What brand protection organizations need to do now to protect their brands:
- Familiarize yourself with the terminology and technologies of Web3:
- Hype and acronyms of Web3
- Glossary of Web3 terms from developers’ perspective
- Web3 for investors
- Experiment with a crypto wallet (Motley Fool List, cNet List)
- Patrol the parts of Web3 that are already visible and consider registering your primary brands in NFT domain name TLDs
How should brands and brand protection organizations approach the adoption and protection of Web3 technologies?
- As with any new technology, the implementation and security of Web3 will be best if played as a team sport. Develop cross-functional Web3 risk mitigation strategies with legal, security, dev, customer success/service, and other stakeholders.
- Introducing new technology introduces risk in two ways—first, new vulnerabilities in the technology itself.

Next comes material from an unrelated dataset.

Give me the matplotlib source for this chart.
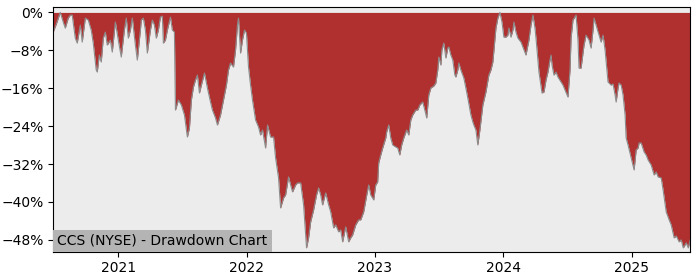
import numpy as np
import pandas as pd
import matplotlib
matplotlib.use('Agg')
import matplotlib.pyplot as plt
import matplotlib.dates as mdates
from matplotlib.ticker import PercentFormatter

# decimal year of each reading and drawdown in percent
years = [
    2020.493, 2020.517, 2020.548, 2020.571, 2020.587, 2020.610, 2020.626, 2020.641,
    2020.665, 2020.680, 2020.704, 2020.719, 2020.743, 2020.766, 2020.789, 2020.805,
    2020.828, 2020.836, 2020.852, 2020.867, 2020.883, 2020.899, 2020.914, 2020.938,
    2020.953, 2020.977, 2021.000, 2021.023, 2021.047, 2021.062, 2021.078, 2021.094,
    2021.109, 2021.133, 2021.148, 2021.172, 2021.179, 2021.195, 2021.211, 2021.226,
    2021.250, 2021.265, 2021.281, 2021.296, 2021.312, 2021.328, 2021.343, 2021.351,
    2021.367, 2021.382, 2021.406, 2021.421, 2021.437, 2021.445, 2021.468, 2021.491,
    2021.515, 2021.538, 2021.554, 2021.569, 2021.585, 2021.601, 2021.616, 2021.632,
    2021.647, 2021.671, 2021.694, 2021.718, 2021.733, 2021.757, 2021.772, 2021.796,
    2021.819, 2021.842, 2021.858, 2021.874, 2021.897, 2021.913, 2021.928, 2021.936,
    2021.952, 2021.967, 2021.983, 2021.998, 2022.014, 2022.030, 2022.045, 2022.069,
    2022.092, 2022.108, 2022.123, 2022.147, 2022.162, 2022.186, 2022.209, 2022.225,
    2022.248, 2022.264, 2022.287, 2022.303, 2022.326, 2022.342, 2022.357, 2022.381,
    2022.396, 2022.420, 2022.443, 2022.466, 2022.482, 2022.498, 2022.521, 2022.544,
    2022.560, 2022.576, 2022.591, 2022.615, 2022.638, 2022.654, 2022.677, 2022.693,
    2022.716, 2022.732, 2022.747, 2022.771, 2022.794, 2022.810, 2022.825, 2022.849,
    2022.872, 2022.888, 2022.911, 2022.935, 2022.950, 2022.966, 2022.989, 2023.005,
    2023.020, 2023.028, 2023.044, 2023.059, 2023.083, 2023.090, 2023.106, 2023.122,
    2023.137, 2023.161, 2023.176, 2023.192, 2023.207, 2023.223, 2023.246, 2023.262,
    2023.278, 2023.293, 2023.317, 2023.332, 2023.348, 2023.371, 2023.387, 2023.402,
    2023.418, 2023.434, 2023.457, 2023.473, 2023.488, 2023.496, 2023.512, 2023.520,
    2023.535, 2023.551, 2023.566, 2023.574, 2023.590, 2023.605, 2023.621, 2023.629,
    2023.644, 2023.652, 2023.668, 2023.691, 2023.707, 2023.722, 2023.746, 2023.761,
    2023.769, 2023.785, 2023.800, 2023.816, 2023.839, 2023.863, 2023.886, 2023.902,
    2023.917, 2023.941, 2023.956, 2023.972, 2023.988, 2024.003, 2024.019, 2024.034,
    2024.042, 2024.058, 2024.073, 2024.081, 2024.097, 2024.112, 2024.136, 2024.151,
    2024.175, 2024.190, 2024.198, 2024.214, 2024.229, 2024.245, 2024.253, 2024.268,
    2024.276, 2024.300, 2024.315, 2024.331, 2024.346, 2024.362, 2024.370, 2024.378,
    2024.393, 2024.409, 2024.424, 2024.448, 2024.463, 2024.479, 2024.502, 2024.518,
    2024.526, 2024.541, 2024.565, 2024.580, 2024.588, 2024.604, 2024.627, 2024.643,
    2024.666, 2024.682, 2024.697, 2024.705, 2024.721, 2024.736, 2024.760, 2024.775,
    2024.791, 2024.814, 2024.838, 2024.853, 2024.869, 2024.877, 2024.892, 2024.900,
    2024.916, 2024.931, 2024.947, 2024.955, 2024.970, 2024.994, 2025.017, 2025.033,
    2025.048, 2025.056, 2025.072, 2025.095, 2025.111, 2025.126, 2025.150, 2025.173,
    2025.189, 2025.204, 2025.228, 2025.243, 2025.267, 2025.290, 2025.306, 2025.329,
    2025.345, 2025.368, 2025.384, 2025.400, 2025.423, 2025.439, 2025.454,
]
drawdown = [
    -4.15, -2.47, 0.00, -2.04, -3.31, -1.20, -0.57, -0.57,
    -5.42, -6.47, -2.68, -6.26, -1.20, -1.62, -3.73, -6.47,
    -12.16, -12.58, -9.00, -10.48, -5.42, -4.15, -6.89, -5.84,
    -8.37, -2.04, -5.84, -9.42, -3.73, -1.20, -5.42, -3.73,
    -1.20, -6.89, -10.06, -3.73, -1.62, -1.20, -3.73, -8.58,
    -3.73, -1.62, -2.68, -5.42, -3.73, -0.99, -0.78, -6.47,
    -5.84, -3.73, -0.99, -3.73, -4.15, -20.60, -18.49, -19.54,
    -21.65, -26.29, -24.39, -18.49, -15.75, -14.27, -13.22, -17.01,
    -15.33, -12.80, -15.96, -18.91, -20.60, -22.28, -23.76, -21.65,
    -18.49, -15.33, -12.16, -10.69, -11.53, -7.95, -2.68, -1.20,
    -8.58, -5.84, -3.73, -4.36, -11.53, -15.33, -18.49, -22.70,
    -24.18, -25.87, -24.81, -28.61, -23.76, -26.29, -26.29, -30.72,
    -34.93, -41.26, -39.15, -38.51, -34.72, -36.41, -37.88, -36.41,
    -35.98, -35.98, -40.62, -49.69, -47.58, -44.21, -41.68, -38.51,
    -37.04, -38.51, -40.62, -38.09, -40.62, -42.10, -45.47, -44.84,
    -46.31, -45.89, -48.42, -45.26, -48.42, -47.58, -46.95, -44.84,
    -43.78, -43.78, -42.10, -38.51, -36.41, -38.51, -39.57, -36.41,
    -35.77, -31.77, -30.08, -28.61, -26.50, -25.23, -23.76, -26.50,
    -27.97, -28.39, -28.61, -30.08, -27.97, -26.50, -24.81, -25.87,
    -22.70, -21.65, -20.60, -20.60, -19.54, -18.91, -20.60, -22.28,
    -17.43, -15.96, -15.54, -14.90, -12.16, -9.42, -11.11, -7.95,
    -6.47, -9.63, -7.53, -7.31, -9.00, -10.06, -13.22, -13.64,
    -12.16, -10.69, -12.16, -13.85, -15.96, -18.07, -21.65, -23.12,
    -23.76, -24.81, -27.97, -24.81, -19.54, -16.80, -13.22, -12.16,
    -10.48, -3.31, -1.20, 0.00, -2.04, -5.21, -5.21, -4.79,
    -3.31, -5.21, -3.73, -2.04, -4.15, -5.42, -6.26, -7.31,
    -9.00, -6.89, -5.84, -2.68, -0.57, -3.31, -5.42, -10.06,
    -12.58, -17.01, -16.80, -14.27, -12.58, -10.06, -9.00, -11.11,
    -13.22, -12.58, -13.64, -14.69, -15.33, -16.38, -17.86, -12.16,
    -5.42, -1.62, -0.57, -5.84, -11.74, -11.74, -6.89, -4.79,
    -5.84, -7.53, -3.73, -1.20, -2.68, -4.15, -6.26, -4.79,
    -7.95, -14.69, -15.33, -15.12, -17.43, -18.91, -15.96, -14.90,
    -15.33, -17.43, -21.65, -26.50, -27.97, -30.71, -33.24, -29.03,
    -28.61, -27.55, -27.55, -29.45, -30.08, -31.14, -32.19, -34.30,
    -33.67, -34.72, -34.93, -37.46, -42.10, -43.78, -44.84, -47.58,
    -47.16, -48.42, -48.00, -49.69, -48.63, -49.69, -48.00,
]
title = 'CCS (NYSE) - Drawdown Chart'

yr = np.array(years)
dates = pd.Timestamp('2021-01-01') + pd.to_timedelta((yr - 2021) * 365.25, unit='D')
dd = np.array(drawdown)

fig = plt.figure(figsize=(7, 2.8), dpi=100)
ax = fig.add_axes([0.076, 0.101, 0.910, 0.875])
ax.set_facecolor('#ececec')
ax.fill_between(dates, dd, 0, color='#b03030', lw=0)
ax.plot(dates, dd, color='#8c8c8c', lw=0.8)

ax.set_xlim(dates[0], dates[-1])
ax.set_ylim(-50.5, 1.2)
ax.set_yticks(np.arange(0, -49, -8))
ax.yaxis.set_major_formatter(PercentFormatter(100, decimals=0))
ax.xaxis.set_major_locator(mdates.YearLocator())
ax.xaxis.set_major_formatter(mdates.DateFormatter('%Y'))

ax.text(0.0065, 0.016, title, transform=ax.transAxes, fontsize=10, ha='left', va='bottom',
        bbox=dict(facecolor='#b4b4b4', edgecolor='none', pad=3))

fig.savefig('out.png', dpi=100)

Second, unfamiliarity with new technology makes users vulnerable to old scams hosted in new technologies. Imagine that everything old is new again—malicious actors and scammers will employ old scams in new ways, exploiting users’ unfamiliarity with new technologies. Be prepared to respond to both technical and user risks as they emerge.
In summary, the promise of Web3 is formidable – an online world based on trust where we users—not companies and platforms—control our online assets, including our data. As this migration to new platforms proceeds, we’ll see user confusion and bad actors targeting both the neophyte users who adopt Web3 and the companies that employ it. Being educated, staying ahead of the hype, and partnering with technologists, security professionals and business owners driving Web3 adoption in your organization will be important for brand protection professionals to anticipate problems and protect their customers.